## Start Material for this task

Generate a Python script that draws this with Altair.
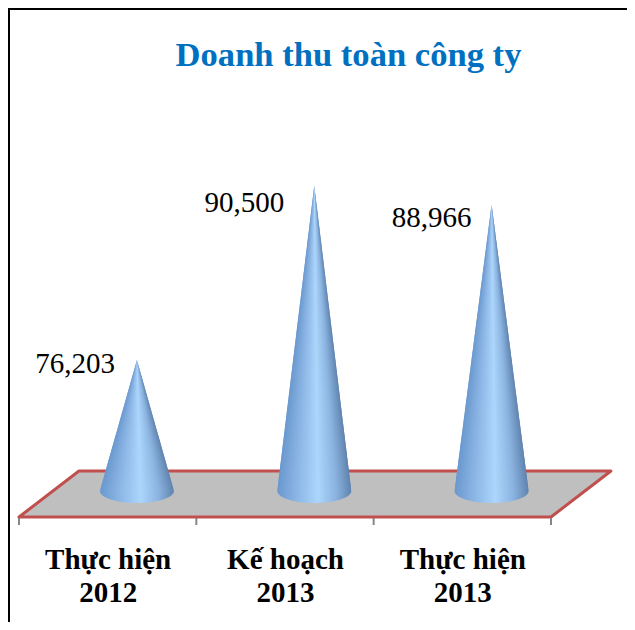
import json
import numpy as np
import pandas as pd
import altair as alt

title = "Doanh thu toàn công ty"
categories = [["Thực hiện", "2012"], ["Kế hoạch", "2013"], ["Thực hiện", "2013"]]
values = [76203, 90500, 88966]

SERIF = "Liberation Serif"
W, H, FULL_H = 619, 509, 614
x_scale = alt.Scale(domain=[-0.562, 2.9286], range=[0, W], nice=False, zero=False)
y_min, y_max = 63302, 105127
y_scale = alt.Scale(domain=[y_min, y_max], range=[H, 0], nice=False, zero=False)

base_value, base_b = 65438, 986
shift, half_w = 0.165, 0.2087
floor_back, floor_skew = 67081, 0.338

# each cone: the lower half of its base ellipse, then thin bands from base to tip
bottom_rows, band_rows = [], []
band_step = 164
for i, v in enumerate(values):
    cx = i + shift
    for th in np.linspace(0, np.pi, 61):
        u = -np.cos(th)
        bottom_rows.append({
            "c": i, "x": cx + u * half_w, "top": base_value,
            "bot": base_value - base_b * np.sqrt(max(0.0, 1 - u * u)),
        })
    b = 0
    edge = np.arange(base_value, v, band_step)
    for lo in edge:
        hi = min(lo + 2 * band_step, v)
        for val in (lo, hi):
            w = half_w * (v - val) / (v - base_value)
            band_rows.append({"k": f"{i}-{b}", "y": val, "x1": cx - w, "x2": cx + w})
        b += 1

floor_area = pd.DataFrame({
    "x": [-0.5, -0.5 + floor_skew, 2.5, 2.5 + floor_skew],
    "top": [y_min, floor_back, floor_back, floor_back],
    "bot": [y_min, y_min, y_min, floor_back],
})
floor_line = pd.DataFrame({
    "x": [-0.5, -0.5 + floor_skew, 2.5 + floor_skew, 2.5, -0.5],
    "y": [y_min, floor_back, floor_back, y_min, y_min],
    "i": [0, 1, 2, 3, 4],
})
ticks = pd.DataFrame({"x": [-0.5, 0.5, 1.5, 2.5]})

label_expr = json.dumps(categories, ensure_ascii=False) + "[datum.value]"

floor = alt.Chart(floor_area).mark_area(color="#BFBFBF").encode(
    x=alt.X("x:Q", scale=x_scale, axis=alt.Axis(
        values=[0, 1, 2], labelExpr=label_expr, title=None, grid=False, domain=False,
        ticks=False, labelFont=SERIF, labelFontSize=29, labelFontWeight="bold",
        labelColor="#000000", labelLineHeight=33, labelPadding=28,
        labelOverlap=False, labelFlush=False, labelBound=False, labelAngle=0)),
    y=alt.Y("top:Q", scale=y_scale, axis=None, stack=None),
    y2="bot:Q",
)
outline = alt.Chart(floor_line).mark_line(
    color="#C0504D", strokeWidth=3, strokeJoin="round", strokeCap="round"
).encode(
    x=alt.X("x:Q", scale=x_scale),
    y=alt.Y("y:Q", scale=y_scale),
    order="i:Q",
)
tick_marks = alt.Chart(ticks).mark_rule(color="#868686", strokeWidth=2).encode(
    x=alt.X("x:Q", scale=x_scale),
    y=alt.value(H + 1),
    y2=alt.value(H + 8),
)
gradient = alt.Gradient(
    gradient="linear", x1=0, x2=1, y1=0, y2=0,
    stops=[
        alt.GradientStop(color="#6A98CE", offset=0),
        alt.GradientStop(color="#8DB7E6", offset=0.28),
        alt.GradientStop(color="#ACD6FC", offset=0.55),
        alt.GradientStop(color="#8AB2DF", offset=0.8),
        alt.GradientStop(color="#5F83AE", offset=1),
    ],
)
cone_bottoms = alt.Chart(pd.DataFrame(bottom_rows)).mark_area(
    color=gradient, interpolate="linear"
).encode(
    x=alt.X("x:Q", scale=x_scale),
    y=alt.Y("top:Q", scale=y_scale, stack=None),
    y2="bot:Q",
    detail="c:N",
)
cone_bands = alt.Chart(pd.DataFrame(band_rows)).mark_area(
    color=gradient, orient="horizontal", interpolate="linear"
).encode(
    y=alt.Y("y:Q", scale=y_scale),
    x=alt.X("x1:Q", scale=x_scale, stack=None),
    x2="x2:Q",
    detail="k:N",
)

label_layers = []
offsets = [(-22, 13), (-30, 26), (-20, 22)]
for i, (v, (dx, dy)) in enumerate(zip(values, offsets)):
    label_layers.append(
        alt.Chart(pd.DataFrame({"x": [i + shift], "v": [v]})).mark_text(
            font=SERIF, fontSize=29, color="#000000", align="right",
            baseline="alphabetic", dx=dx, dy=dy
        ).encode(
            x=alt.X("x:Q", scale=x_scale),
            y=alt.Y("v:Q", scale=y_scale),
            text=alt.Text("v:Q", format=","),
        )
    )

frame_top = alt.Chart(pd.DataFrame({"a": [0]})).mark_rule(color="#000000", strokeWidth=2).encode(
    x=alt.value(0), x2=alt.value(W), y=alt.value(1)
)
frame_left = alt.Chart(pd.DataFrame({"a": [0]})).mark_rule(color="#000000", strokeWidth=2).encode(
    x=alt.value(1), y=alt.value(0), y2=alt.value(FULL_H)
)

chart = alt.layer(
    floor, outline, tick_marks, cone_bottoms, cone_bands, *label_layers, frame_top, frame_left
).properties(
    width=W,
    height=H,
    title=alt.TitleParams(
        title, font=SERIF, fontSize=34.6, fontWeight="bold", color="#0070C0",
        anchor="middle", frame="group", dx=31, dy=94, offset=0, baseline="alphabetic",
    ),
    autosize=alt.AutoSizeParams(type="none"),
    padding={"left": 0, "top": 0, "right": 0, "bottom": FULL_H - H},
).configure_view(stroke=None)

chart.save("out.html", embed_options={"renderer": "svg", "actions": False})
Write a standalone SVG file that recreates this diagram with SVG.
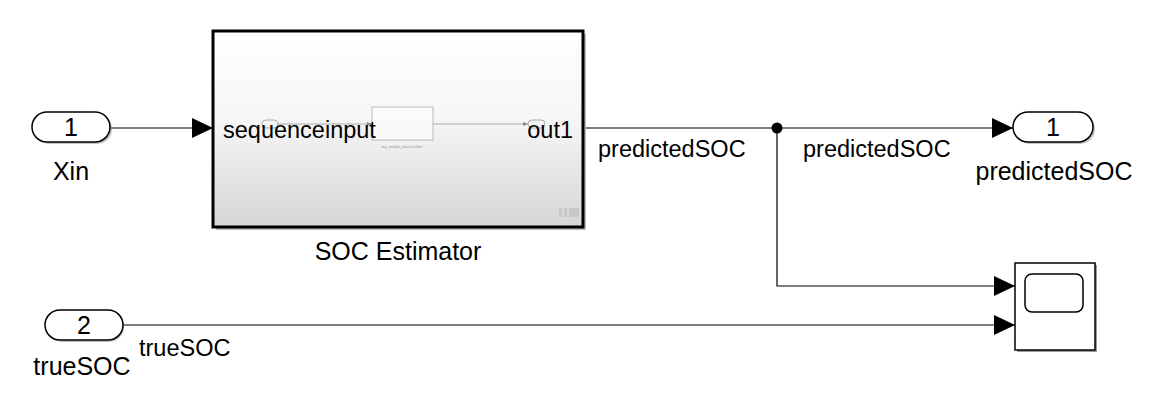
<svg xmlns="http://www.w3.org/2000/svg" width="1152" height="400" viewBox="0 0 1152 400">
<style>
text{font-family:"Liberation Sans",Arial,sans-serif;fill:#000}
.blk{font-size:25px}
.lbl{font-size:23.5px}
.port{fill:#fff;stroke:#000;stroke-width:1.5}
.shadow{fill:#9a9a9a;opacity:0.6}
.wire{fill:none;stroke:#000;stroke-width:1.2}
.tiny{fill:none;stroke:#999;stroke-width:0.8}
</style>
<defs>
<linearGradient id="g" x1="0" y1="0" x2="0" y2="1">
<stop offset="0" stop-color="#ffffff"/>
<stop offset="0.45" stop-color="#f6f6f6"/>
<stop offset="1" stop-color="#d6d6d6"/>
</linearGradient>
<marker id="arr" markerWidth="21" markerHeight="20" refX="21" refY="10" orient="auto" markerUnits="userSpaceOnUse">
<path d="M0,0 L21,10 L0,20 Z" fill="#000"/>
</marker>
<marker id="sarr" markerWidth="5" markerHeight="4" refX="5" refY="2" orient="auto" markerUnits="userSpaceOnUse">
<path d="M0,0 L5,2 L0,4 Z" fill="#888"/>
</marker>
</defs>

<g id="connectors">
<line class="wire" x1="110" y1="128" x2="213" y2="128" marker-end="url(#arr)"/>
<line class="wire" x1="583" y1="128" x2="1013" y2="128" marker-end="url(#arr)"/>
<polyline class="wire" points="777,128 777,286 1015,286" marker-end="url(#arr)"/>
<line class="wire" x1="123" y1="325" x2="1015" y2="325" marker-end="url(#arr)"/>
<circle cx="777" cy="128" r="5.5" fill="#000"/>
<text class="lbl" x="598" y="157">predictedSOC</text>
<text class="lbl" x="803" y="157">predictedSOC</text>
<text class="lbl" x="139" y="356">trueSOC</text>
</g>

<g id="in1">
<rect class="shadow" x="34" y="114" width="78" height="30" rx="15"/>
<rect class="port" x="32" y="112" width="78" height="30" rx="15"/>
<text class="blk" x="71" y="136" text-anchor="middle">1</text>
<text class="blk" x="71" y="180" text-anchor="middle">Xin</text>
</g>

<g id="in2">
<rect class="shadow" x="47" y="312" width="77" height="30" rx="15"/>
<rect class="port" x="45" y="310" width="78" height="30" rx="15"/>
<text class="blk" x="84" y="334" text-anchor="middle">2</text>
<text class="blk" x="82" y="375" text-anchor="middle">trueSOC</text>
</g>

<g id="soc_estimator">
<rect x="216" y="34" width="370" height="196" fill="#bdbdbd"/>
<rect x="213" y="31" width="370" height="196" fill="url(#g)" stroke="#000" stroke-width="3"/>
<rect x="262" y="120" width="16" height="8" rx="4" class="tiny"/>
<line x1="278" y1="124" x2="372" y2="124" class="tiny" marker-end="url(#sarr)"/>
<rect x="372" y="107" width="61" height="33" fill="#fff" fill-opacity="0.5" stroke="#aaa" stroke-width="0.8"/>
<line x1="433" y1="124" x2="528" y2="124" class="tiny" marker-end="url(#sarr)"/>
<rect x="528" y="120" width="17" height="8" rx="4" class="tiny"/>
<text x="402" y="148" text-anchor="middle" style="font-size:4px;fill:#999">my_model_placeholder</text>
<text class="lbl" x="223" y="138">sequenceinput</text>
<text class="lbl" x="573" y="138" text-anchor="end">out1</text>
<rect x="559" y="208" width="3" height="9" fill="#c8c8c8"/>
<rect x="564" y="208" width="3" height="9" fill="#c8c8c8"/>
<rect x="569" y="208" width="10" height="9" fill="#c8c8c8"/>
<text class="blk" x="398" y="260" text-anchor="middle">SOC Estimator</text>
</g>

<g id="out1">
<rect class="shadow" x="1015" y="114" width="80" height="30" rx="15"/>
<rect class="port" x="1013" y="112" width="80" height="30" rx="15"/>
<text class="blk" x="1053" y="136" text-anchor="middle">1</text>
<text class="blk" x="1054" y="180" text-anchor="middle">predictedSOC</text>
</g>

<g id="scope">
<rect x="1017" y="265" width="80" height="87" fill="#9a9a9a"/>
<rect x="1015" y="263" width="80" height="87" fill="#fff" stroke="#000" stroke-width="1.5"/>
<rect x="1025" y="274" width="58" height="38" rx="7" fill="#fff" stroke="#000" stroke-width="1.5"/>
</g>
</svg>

## End Material for this task

Leave out any pictures and return exactly the lines from the beginning of the data through the line with "import altair as alt", inclusive.

Complete response.
Generate a Python script that draws this with Altair.
import json
import numpy as np
import pandas as pd
import altair as alt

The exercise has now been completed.